Dreading the 15 hour flight in “Economy” I noticed the departure board at the airport was now saying my 10:30 pm flight to Sydney was delayed for 11 hours due to weather and would take off at 9 am Tuesday morning (by the way, as I boarded the next day, the crew admitted it was not weather, but an equipment problem in Chicago). As I was furiously burning up my laptop keyboard looking for a room for the night I got a very nice email from Janders Dean telling me my presentation I had sent off really didn’t hit the mark and was much too eDiscovery heavy…the audience is knowledge management professional, not attorneys.

After getting the last available room in San Francisco (my 747 flight crew slept on the floor in the airport that night) I tried to put together something more “knowledge management (?)” focused and send it off before I got on my flight the next morning.
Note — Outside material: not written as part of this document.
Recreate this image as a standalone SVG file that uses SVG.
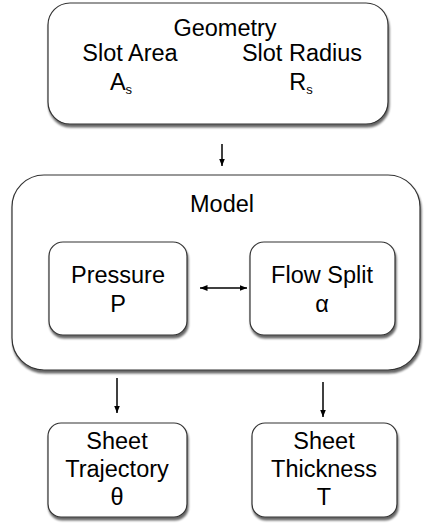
<svg xmlns="http://www.w3.org/2000/svg" width="426" height="523" viewBox="0 0 426 523">
<defs>
<filter id="sh" x="-10%" y="-10%" width="120%" height="120%">
<feGaussianBlur in="SourceAlpha" stdDeviation="1"/>
<feOffset dx="1" dy="2.5" result="b"/>
<feComponentTransfer><feFuncA type="linear" slope="0.6"/></feComponentTransfer>
<feMerge><feMergeNode/><feMergeNode in="SourceGraphic"/></feMerge>
</filter>
<marker id="ah" viewBox="0 0 10 10" refX="10" refY="5" markerWidth="5" markerHeight="5" orient="auto-start-reverse">
<path d="M0,1 L10,5 L0,9 z" fill="#000"/>
</marker>
</defs>
<style>
.box{fill:#fff;stroke:#333;stroke-width:1.2;filter:url(#sh)}
text{font-family:"Liberation Sans",Arial,sans-serif;font-size:23.5px;fill:#000;text-anchor:middle}
.sub{font-size:13px}
.c{stroke:#000;stroke-width:1.5;fill:none;marker-end:url(#ah)}
</style>
<rect width="426" height="523" fill="#fff"/>
<g id="geometry">
<rect class="box" x="48" y="3" width="340" height="121" rx="22"/>
<text x="225" y="36">Geometry</text>
<text x="130" y="61">Slot Area</text>
<text x="302" y="61">Slot Radius</text>
<text x="121" y="90" text-anchor="start">A<tspan class="sub" dy="4">s</tspan></text>
<text x="301" y="90" text-anchor="start">R<tspan class="sub" dy="4">s</tspan></text>
</g>
<g id="model">
<rect class="box" x="12" y="175" width="408" height="195" rx="32"/>
<text x="222" y="212">Model</text>
</g>
<g id="pressure">
<rect class="box" x="49" y="242" width="138" height="93" rx="14"/>
<text x="118" y="283">Pressure</text>
<text x="118" y="312">P</text>
</g>
<g id="flowsplit">
<rect class="box" x="250" y="242" width="145" height="93" rx="14"/>
<text x="322" y="283">Flow Split</text>
<text x="322" y="312">α</text>
</g>
<g id="trajectory">
<rect class="box" x="48" y="423" width="139" height="94" rx="13"/>
<text x="117" y="449">Sheet</text>
<text x="117" y="477">Trajectory</text>
<text x="117" y="505">θ</text>
</g>
<g id="thickness">
<rect class="box" x="252" y="423" width="145" height="94" rx="13"/>
<text x="324" y="449">Sheet</text>
<text x="324" y="477">Thickness</text>
<text x="324" y="505">T</text>
</g>
<g id="connectors">
<line class="c" x1="222" y1="144" x2="222" y2="166"/>
<line class="c" x1="200" y1="288" x2="247" y2="288" marker-start="url(#ah)"/>
<line class="c" x1="117" y1="378" x2="117" y2="413"/>
<line class="c" x1="323" y1="382" x2="323" y2="417"/>
</g>
</svg>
Turns out the Janders Dean organizer (Justin North) was completely right in very politely telling me my first presentation attempt was not a fit. The forum was heavily weighted towards non-attorneys specializing in knowledge management.

The above description was a long winded opening to allow me to get to my main point (and complain about my travel experiences), which is this; really effective knowledge management is dependent on effective information governance. The creation and dissemination of knowledge within an organization is impossible without the ability to create, store, and share useful information while disposing of useless information.

Content auto- categorization and indexing techniques are the first step in getting control of an organization’s information. If a system can conceptually understand and auto- categorize content as it occurs so that all content in the enterprise is searchable and managed via the correct retention periods including immediate deletion of useless information, then information is much more available to be turned into real knowledge within the organization.